**EXERCISE INSTRUCTIONS:**
Please retype the data in full and exactly; the pictures are not part of the copy.

**GIVEN DATA:**
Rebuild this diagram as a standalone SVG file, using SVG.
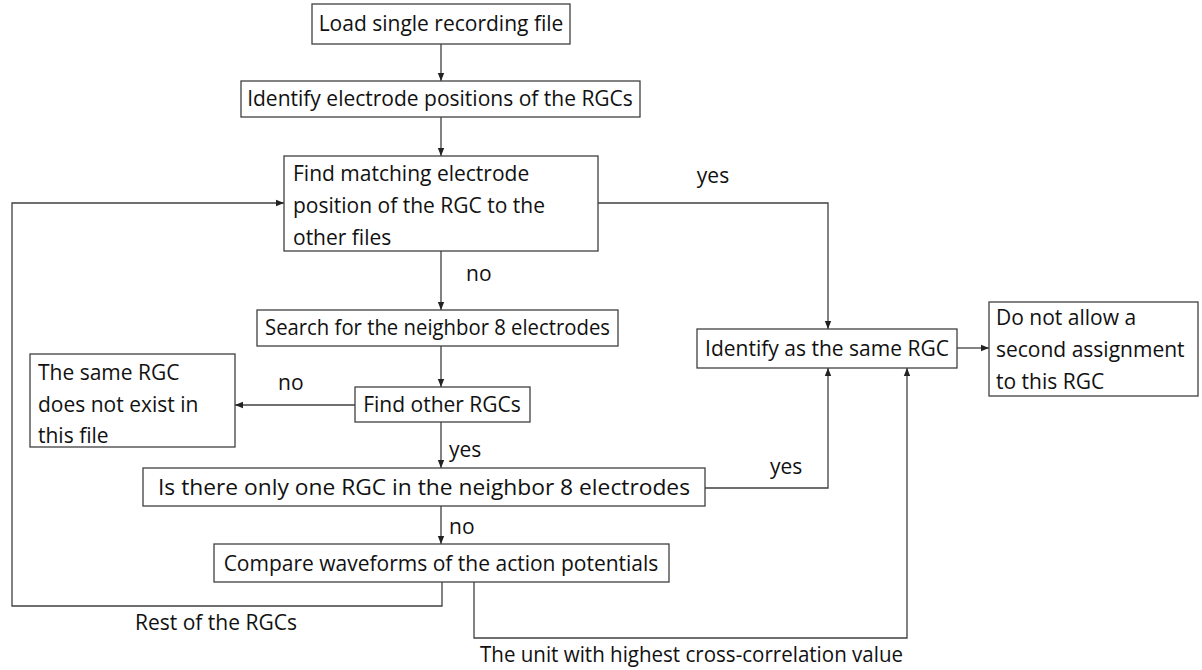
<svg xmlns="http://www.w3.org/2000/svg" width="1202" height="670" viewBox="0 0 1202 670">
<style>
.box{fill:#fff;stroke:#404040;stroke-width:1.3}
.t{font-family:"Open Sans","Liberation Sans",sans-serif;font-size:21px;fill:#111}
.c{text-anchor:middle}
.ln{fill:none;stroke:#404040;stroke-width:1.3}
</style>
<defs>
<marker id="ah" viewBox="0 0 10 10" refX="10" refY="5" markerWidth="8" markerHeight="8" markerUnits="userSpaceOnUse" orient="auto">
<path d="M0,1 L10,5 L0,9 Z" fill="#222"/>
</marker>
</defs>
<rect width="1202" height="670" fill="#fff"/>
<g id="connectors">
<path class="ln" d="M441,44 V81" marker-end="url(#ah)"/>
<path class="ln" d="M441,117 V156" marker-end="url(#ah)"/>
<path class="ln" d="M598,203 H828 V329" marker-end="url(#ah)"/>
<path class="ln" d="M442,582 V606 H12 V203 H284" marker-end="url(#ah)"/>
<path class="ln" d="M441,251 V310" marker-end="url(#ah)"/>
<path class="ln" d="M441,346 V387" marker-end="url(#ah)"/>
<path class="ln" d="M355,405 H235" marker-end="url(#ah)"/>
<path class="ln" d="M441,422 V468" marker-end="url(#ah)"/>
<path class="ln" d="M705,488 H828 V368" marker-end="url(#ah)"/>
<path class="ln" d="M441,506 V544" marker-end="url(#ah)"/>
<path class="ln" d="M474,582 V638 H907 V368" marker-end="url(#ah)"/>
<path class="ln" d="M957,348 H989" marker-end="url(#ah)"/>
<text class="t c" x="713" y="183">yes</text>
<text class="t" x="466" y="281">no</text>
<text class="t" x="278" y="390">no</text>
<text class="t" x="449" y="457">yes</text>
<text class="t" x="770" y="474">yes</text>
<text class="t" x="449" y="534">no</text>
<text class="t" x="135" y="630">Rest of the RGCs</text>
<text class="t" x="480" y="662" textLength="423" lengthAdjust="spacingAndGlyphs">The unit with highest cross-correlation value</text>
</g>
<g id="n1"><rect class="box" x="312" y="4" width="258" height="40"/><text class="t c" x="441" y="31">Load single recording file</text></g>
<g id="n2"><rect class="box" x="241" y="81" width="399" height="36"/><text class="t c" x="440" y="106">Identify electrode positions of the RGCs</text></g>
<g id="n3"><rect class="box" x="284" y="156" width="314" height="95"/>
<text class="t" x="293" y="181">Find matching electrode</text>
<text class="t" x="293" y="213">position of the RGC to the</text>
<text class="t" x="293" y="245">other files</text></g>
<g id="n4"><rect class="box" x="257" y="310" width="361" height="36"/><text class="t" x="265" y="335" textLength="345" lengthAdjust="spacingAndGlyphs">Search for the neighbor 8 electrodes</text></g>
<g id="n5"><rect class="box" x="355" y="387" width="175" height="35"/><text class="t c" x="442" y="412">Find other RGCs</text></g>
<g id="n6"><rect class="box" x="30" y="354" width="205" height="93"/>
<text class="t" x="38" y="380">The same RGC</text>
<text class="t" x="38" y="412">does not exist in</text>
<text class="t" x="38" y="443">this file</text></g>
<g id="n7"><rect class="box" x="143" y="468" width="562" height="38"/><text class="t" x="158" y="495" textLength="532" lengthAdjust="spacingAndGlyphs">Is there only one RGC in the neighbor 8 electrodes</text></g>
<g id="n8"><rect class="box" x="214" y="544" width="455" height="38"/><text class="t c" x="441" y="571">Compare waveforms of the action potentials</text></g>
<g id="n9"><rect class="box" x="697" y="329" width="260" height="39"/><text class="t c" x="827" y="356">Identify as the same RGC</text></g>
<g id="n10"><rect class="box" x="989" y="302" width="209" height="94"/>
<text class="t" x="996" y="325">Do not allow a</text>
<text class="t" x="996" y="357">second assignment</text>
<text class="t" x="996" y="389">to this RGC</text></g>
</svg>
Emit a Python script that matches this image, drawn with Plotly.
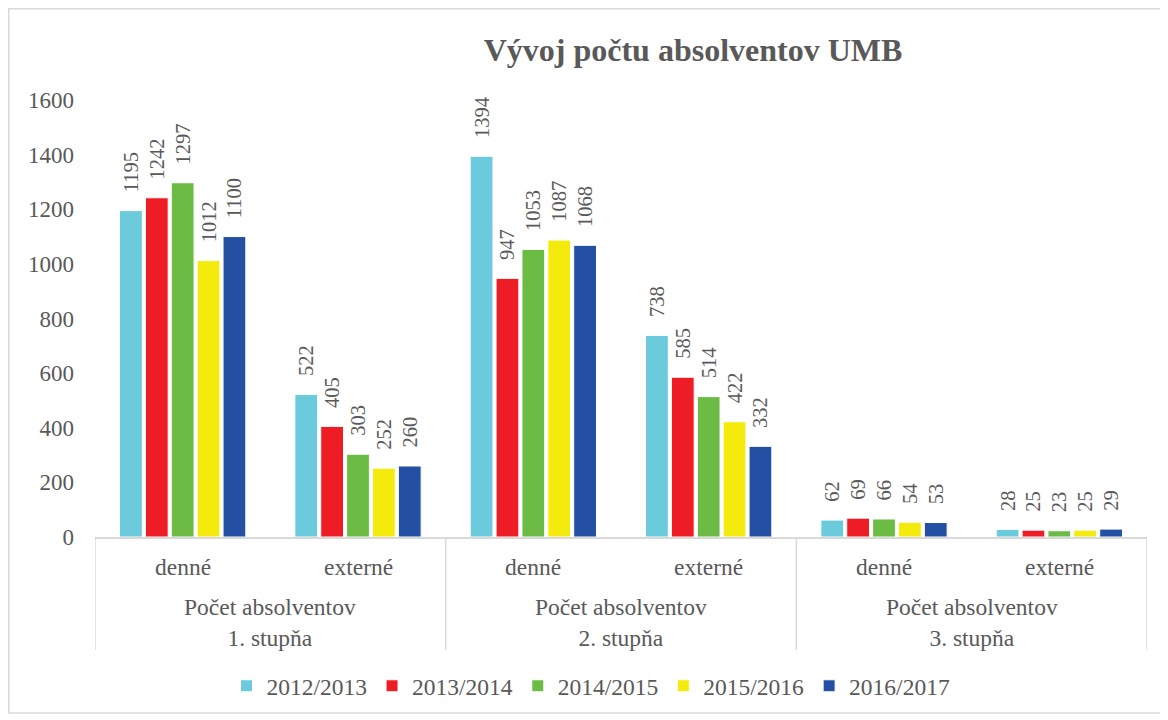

**SOLUTION FOR THIS EXERCISE:**
Rebuild this diagram as a standalone SVG file, using SVG.
<svg xmlns="http://www.w3.org/2000/svg" width="1202" height="670" viewBox="0 0 1202 670">
<style>
.box{fill:#fff;stroke:#404040;stroke-width:1.3}
.t{font-family:"Open Sans","Liberation Sans",sans-serif;font-size:21px;fill:#111}
.c{text-anchor:middle}
.ln{fill:none;stroke:#404040;stroke-width:1.3}
</style>
<defs>
<marker id="ah" viewBox="0 0 10 10" refX="10" refY="5" markerWidth="8" markerHeight="8" markerUnits="userSpaceOnUse" orient="auto">
<path d="M0,1 L10,5 L0,9 Z" fill="#222"/>
</marker>
</defs>
<rect width="1202" height="670" fill="#fff"/>
<g id="connectors">
<path class="ln" d="M441,44 V81" marker-end="url(#ah)"/>
<path class="ln" d="M441,117 V156" marker-end="url(#ah)"/>
<path class="ln" d="M598,203 H828 V329" marker-end="url(#ah)"/>
<path class="ln" d="M442,582 V606 H12 V203 H284" marker-end="url(#ah)"/>
<path class="ln" d="M441,251 V310" marker-end="url(#ah)"/>
<path class="ln" d="M441,346 V387" marker-end="url(#ah)"/>
<path class="ln" d="M355,405 H235" marker-end="url(#ah)"/>
<path class="ln" d="M441,422 V468" marker-end="url(#ah)"/>
<path class="ln" d="M705,488 H828 V368" marker-end="url(#ah)"/>
<path class="ln" d="M441,506 V544" marker-end="url(#ah)"/>
<path class="ln" d="M474,582 V638 H907 V368" marker-end="url(#ah)"/>
<path class="ln" d="M957,348 H989" marker-end="url(#ah)"/>
<text class="t c" x="713" y="183">yes</text>
<text class="t" x="466" y="281">no</text>
<text class="t" x="278" y="390">no</text>
<text class="t" x="449" y="457">yes</text>
<text class="t" x="770" y="474">yes</text>
<text class="t" x="449" y="534">no</text>
<text class="t" x="135" y="630">Rest of the RGCs</text>
<text class="t" x="480" y="662" textLength="423" lengthAdjust="spacingAndGlyphs">The unit with highest cross-correlation value</text>
</g>
<g id="n1"><rect class="box" x="312" y="4" width="258" height="40"/><text class="t c" x="441" y="31">Load single recording file</text></g>
<g id="n2"><rect class="box" x="241" y="81" width="399" height="36"/><text class="t c" x="440" y="106">Identify electrode positions of the RGCs</text></g>
<g id="n3"><rect class="box" x="284" y="156" width="314" height="95"/>
<text class="t" x="293" y="181">Find matching electrode</text>
<text class="t" x="293" y="213">position of the RGC to the</text>
<text class="t" x="293" y="245">other files</text></g>
<g id="n4"><rect class="box" x="257" y="310" width="361" height="36"/><text class="t" x="265" y="335" textLength="345" lengthAdjust="spacingAndGlyphs">Search for the neighbor 8 electrodes</text></g>
<g id="n5"><rect class="box" x="355" y="387" width="175" height="35"/><text class="t c" x="442" y="412">Find other RGCs</text></g>
<g id="n6"><rect class="box" x="30" y="354" width="205" height="93"/>
<text class="t" x="38" y="380">The same RGC</text>
<text class="t" x="38" y="412">does not exist in</text>
<text class="t" x="38" y="443">this file</text></g>
<g id="n7"><rect class="box" x="143" y="468" width="562" height="38"/><text class="t" x="158" y="495" textLength="532" lengthAdjust="spacingAndGlyphs">Is there only one RGC in the neighbor 8 electrodes</text></g>
<g id="n8"><rect class="box" x="214" y="544" width="455" height="38"/><text class="t c" x="441" y="571">Compare waveforms of the action potentials</text></g>
<g id="n9"><rect class="box" x="697" y="329" width="260" height="39"/><text class="t c" x="827" y="356">Identify as the same RGC</text></g>
<g id="n10"><rect class="box" x="989" y="302" width="209" height="94"/>
<text class="t" x="996" y="325">Do not allow a</text>
<text class="t" x="996" y="357">second assignment</text>
<text class="t" x="996" y="389">to this RGC</text></g>
</svg>
Emit a Python script that matches this image, drawn with Plotly.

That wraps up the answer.